"A salvage service is a service which is voluntarily rendered to a vessel needing assistance, and is designed to relieve her from some distress or danger, either present or to be reasonably apprehended. A towage service is one which is rendered for the mere purpose of expediting her voyage, without reference to any circumstances of danger."
In the case of the Emily B. Souder, 15 Blatch. 185, Fed. Cas. No. 4,458, Chief Justice Waite stated the law upon this point as follows:
"It is well settled that, if there is not actual or probable danger, and the employment is simply for the purpose of expediting the voyage, such service is towage and not salvage."
Under the plain and well-settled rule declared in the foregoing cases, whether a particular service was one of salvage or towage is always a question of fact to be ascertained from a consideration of the circumstances under which the court shall find the service was rendered; and, unless the evidence shows that the vessel towed was thereby assisted in getting safely away from some actual or apprehended peril, the case is not one in which salvage has been earned.

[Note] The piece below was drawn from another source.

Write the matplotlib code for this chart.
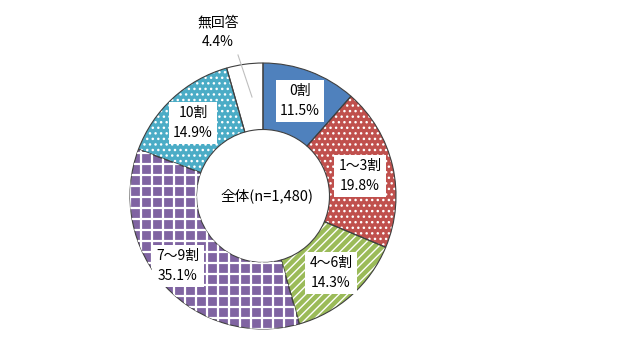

In the Reward, 1 W. Rob. 174, a distinguished English judge laid it down that,
Mere towage service is confined to vessels that have received no injury or damage; and mere towage reward is payable in those cases only where the vessel receiving the service is in the same condition she would ordinarily be in without having encountered any damage or accident.
7. Distribution of Salvage Award.—
The rule of the admiralty is that all who materially contribute to the rescue are entitled to share in the award. Thus the master and crew of the salving vessel are entitled to participate with the owner, according to their individual exertions and success. The owner should not appropriate the whole unless the crew were especially employed for the work. The court will frequently divide the amount between the owner and the crew and apportion the share of the latter in proportion to their wages. The principal element in determining the owner's share is the value of the ship and the risk to which it was exposed. Under special circumstances the cargo-owner may also participate.
Where the salving vessel is a steamer the owners' share of the salvage is larger and that of the crew proportionately smaller than if she were a sailing vessel or other craft because of the superior efficiency of a steamer in salvage work. Credit and compensation for the superior character of the salving vessel must go to her owners. In Transportation Co. v. Pearsall, 90 Fed. 435, there is a discussion of salvage distribution. In that case three tugs, all belonging to the same owner, had salved a steamer which had gone ashore. The owner of the tugs affected a settlement with the owners of the steamer and received $13,000 in full of all demands. A libel in personam against the master and owner of the tugs was brought by the engineer and fireman of the third, each claiming a share of the $13,000. The court decided that the owner of the tugs was entitled to two-thirds of the salvage award, and ordered the remaining one-third to be distributed among the masters and crews of the tugs proportionately, awarding the engineer $500 and the other libellants $200 apiece, these awards being in proportion to their wages. The court remarked that under the rule once prevailing in admiralty the owners of the salving vessel could not receive more than one-third of the award unless there were unusual circumstances of peril to the salving vessel, that that rule had been modified in the direction of greater liberality to steamships, citing cases in which the share of the salving vessel had been fixed at three-fourths and even four-fifths. The Court said:
An examination of the cases will show that there is no fixed rule with regard to the proportion in the salvage award allotted to the owners of the salving vessel. Most frequently salvage services are rendered upon a voyage, in the absence of the owners, and when the salving vessel is under the charge of, and is controlled by, the master and crew. As salvage is awarded for the encouragement of promptness, energy, efficiency, and heroic endeavor in saving life and property in peril, the claims of the master and crew who exhibited these qualities must meet the most favorable consideration. At the same time an allowance is made for the owners whose property has been imperiled. But when the owners direct the service, or when the peril encountered is chiefly that of the salving vessel, with no proportionate peril to the crew, an award to the owners is more liberal.